[Begin DATA EXCERPT]

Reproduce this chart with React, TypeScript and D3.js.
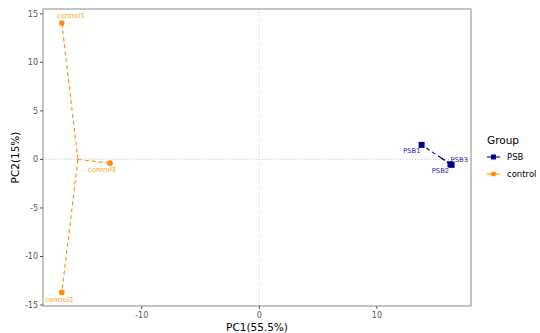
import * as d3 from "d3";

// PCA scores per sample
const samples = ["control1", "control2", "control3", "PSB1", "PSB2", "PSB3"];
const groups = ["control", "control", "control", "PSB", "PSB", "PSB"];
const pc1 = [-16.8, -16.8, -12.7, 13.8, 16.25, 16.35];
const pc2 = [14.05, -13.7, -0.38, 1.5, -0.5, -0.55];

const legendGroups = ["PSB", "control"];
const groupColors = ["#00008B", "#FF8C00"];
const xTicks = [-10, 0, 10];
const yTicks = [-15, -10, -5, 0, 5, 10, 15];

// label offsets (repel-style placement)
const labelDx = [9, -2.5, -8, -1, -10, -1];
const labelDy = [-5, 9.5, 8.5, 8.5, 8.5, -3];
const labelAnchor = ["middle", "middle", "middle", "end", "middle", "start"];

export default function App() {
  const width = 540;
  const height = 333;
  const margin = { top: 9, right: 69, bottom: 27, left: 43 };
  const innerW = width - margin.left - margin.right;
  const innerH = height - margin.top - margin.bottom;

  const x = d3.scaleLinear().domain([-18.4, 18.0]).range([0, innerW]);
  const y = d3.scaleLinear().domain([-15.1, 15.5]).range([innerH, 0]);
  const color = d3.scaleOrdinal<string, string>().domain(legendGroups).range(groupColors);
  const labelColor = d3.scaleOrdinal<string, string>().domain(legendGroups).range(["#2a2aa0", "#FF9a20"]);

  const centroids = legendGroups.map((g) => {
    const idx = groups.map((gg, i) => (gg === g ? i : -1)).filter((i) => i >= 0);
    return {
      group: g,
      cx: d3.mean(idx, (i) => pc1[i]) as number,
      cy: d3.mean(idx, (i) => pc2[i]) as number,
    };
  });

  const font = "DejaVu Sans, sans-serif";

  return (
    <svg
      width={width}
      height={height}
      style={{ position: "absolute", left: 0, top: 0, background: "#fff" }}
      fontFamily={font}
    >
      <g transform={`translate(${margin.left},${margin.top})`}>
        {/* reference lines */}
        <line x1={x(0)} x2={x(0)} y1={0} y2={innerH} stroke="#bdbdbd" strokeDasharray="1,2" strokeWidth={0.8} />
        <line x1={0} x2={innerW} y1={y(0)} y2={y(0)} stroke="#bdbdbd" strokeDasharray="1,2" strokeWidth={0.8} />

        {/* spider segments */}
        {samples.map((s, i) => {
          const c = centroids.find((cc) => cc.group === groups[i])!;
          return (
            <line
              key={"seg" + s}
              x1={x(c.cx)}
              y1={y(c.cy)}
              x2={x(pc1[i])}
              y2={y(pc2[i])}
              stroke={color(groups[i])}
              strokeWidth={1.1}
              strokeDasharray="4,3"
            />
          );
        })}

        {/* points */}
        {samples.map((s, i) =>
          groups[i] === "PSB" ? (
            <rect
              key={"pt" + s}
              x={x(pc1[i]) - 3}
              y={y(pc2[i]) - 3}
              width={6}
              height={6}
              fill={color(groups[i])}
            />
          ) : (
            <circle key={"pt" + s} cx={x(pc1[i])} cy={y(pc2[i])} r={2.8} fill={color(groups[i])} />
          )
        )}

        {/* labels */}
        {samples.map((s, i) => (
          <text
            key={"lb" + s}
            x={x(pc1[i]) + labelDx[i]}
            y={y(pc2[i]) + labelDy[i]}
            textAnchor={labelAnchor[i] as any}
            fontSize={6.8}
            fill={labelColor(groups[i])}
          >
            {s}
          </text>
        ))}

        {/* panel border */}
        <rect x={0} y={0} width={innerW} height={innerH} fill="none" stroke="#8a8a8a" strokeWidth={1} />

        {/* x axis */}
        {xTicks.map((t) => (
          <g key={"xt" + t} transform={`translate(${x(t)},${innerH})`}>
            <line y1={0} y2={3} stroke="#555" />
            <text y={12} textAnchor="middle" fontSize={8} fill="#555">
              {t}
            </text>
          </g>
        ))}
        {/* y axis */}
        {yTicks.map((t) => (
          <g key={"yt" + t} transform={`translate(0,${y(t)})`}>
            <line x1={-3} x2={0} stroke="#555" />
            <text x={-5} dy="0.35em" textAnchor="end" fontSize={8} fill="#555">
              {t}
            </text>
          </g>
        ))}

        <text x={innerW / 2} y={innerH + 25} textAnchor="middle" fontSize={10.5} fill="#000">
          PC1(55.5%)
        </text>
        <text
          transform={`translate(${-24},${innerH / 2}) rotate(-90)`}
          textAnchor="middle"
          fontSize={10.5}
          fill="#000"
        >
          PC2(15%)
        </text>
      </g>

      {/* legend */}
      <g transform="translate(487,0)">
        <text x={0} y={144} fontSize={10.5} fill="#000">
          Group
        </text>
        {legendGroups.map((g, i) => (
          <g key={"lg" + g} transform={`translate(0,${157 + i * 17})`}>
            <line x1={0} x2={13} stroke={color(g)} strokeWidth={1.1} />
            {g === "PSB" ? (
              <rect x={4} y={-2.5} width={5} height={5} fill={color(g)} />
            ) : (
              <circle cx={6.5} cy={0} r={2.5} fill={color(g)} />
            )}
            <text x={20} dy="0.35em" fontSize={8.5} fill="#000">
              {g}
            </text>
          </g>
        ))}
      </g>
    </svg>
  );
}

[End DATA EXCERPT]

__PROBLEM REQUIREMENTS__.
Output an exact copy of the material, with the pictures removed.

__ANSWER IN FULL__.
Reproduce this chart with React, TypeScript and D3.js.
import * as d3 from "d3";

// PCA scores per sample
const samples = ["control1", "control2", "control3", "PSB1", "PSB2", "PSB3"];
const groups = ["control", "control", "control", "PSB", "PSB", "PSB"];
const pc1 = [-16.8, -16.8, -12.7, 13.8, 16.25, 16.35];
const pc2 = [14.05, -13.7, -0.38, 1.5, -0.5, -0.55];

const legendGroups = ["PSB", "control"];
const groupColors = ["#00008B", "#FF8C00"];
const xTicks = [-10, 0, 10];
const yTicks = [-15, -10, -5, 0, 5, 10, 15];

// label offsets (repel-style placement)
const labelDx = [9, -2.5, -8, -1, -10, -1];
const labelDy = [-5, 9.5, 8.5, 8.5, 8.5, -3];
const labelAnchor = ["middle", "middle", "middle", "end", "middle", "start"];

export default function App() {
  const width = 540;
  const height = 333;
  const margin = { top: 9, right: 69, bottom: 27, left: 43 };
  const innerW = width - margin.left - margin.right;
  const innerH = height - margin.top - margin.bottom;

  const x = d3.scaleLinear().domain([-18.4, 18.0]).range([0, innerW]);
  const y = d3.scaleLinear().domain([-15.1, 15.5]).range([innerH, 0]);
  const color = d3.scaleOrdinal<string, string>().domain(legendGroups).range(groupColors);
  const labelColor = d3.scaleOrdinal<string, string>().domain(legendGroups).range(["#2a2aa0", "#FF9a20"]);

  const centroids = legendGroups.map((g) => {
    const idx = groups.map((gg, i) => (gg === g ? i : -1)).filter((i) => i >= 0);
    return {
      group: g,
      cx: d3.mean(idx, (i) => pc1[i]) as number,
      cy: d3.mean(idx, (i) => pc2[i]) as number,
    };
  });

  const font = "DejaVu Sans, sans-serif";

  return (
    <svg
      width={width}
      height={height}
      style={{ position: "absolute", left: 0, top: 0, background: "#fff" }}
      fontFamily={font}
    >
      <g transform={`translate(${margin.left},${margin.top})`}>
        {/* reference lines */}
        <line x1={x(0)} x2={x(0)} y1={0} y2={innerH} stroke="#bdbdbd" strokeDasharray="1,2" strokeWidth={0.8} />
        <line x1={0} x2={innerW} y1={y(0)} y2={y(0)} stroke="#bdbdbd" strokeDasharray="1,2" strokeWidth={0.8} />

        {/* spider segments */}
        {samples.map((s, i) => {
          const c = centroids.find((cc) => cc.group === groups[i])!;
          return (
            <line
              key={"seg" + s}
              x1={x(c.cx)}
              y1={y(c.cy)}
              x2={x(pc1[i])}
              y2={y(pc2[i])}
              stroke={color(groups[i])}
              strokeWidth={1.1}
              strokeDasharray="4,3"
            />
          );
        })}

        {/* points */}
        {samples.map((s, i) =>
          groups[i] === "PSB" ? (
            <rect
              key={"pt" + s}
              x={x(pc1[i]) - 3}
              y={y(pc2[i]) - 3}
              width={6}
              height={6}
              fill={color(groups[i])}
            />
          ) : (
            <circle key={"pt" + s} cx={x(pc1[i])} cy={y(pc2[i])} r={2.8} fill={color(groups[i])} />
          )
        )}

        {/* labels */}
        {samples.map((s, i) => (
          <text
            key={"lb" + s}
            x={x(pc1[i]) + labelDx[i]}
            y={y(pc2[i]) + labelDy[i]}
            textAnchor={labelAnchor[i] as any}
            fontSize={6.8}
            fill={labelColor(groups[i])}
          >
            {s}
          </text>
        ))}

        {/* panel border */}
        <rect x={0} y={0} width={innerW} height={innerH} fill="none" stroke="#8a8a8a" strokeWidth={1} />

        {/* x axis */}
        {xTicks.map((t) => (
          <g key={"xt" + t} transform={`translate(${x(t)},${innerH})`}>
            <line y1={0} y2={3} stroke="#555" />
            <text y={12} textAnchor="middle" fontSize={8} fill="#555">
              {t}
            </text>
          </g>
        ))}
        {/* y axis */}
        {yTicks.map((t) => (
          <g key={"yt" + t} transform={`translate(0,${y(t)})`}>
            <line x1={-3} x2={0} stroke="#555" />
            <text x={-5} dy="0.35em" textAnchor="end" fontSize={8} fill="#555">
              {t}
            </text>
          </g>
        ))}

        <text x={innerW / 2} y={innerH + 25} textAnchor="middle" fontSize={10.5} fill="#000">
          PC1(55.5%)
        </text>
        <text
          transform={`translate(${-24},${innerH / 2}) rotate(-90)`}
          textAnchor="middle"
          fontSize={10.5}
          fill="#000"
        >
          PC2(15%)
        </text>
      </g>

      {/* legend */}
      <g transform="translate(487,0)">
        <text x={0} y={144} fontSize={10.5} fill="#000">
          Group
        </text>
        {legendGroups.map((g, i) => (
          <g key={"lg" + g} transform={`translate(0,${157 + i * 17})`}>
            <line x1={0} x2={13} stroke={color(g)} strokeWidth={1.1} />
            {g === "PSB" ? (
              <rect x={4} y={-2.5} width={5} height={5} fill={color(g)} />
            ) : (
              <circle cx={6.5} cy={0} r={2.5} fill={color(g)} />
            )}
            <text x={20} dy="0.35em" fontSize={8.5} fill="#000">
              {g}
            </text>
          </g>
        ))}
      </g>
    </svg>
  );
}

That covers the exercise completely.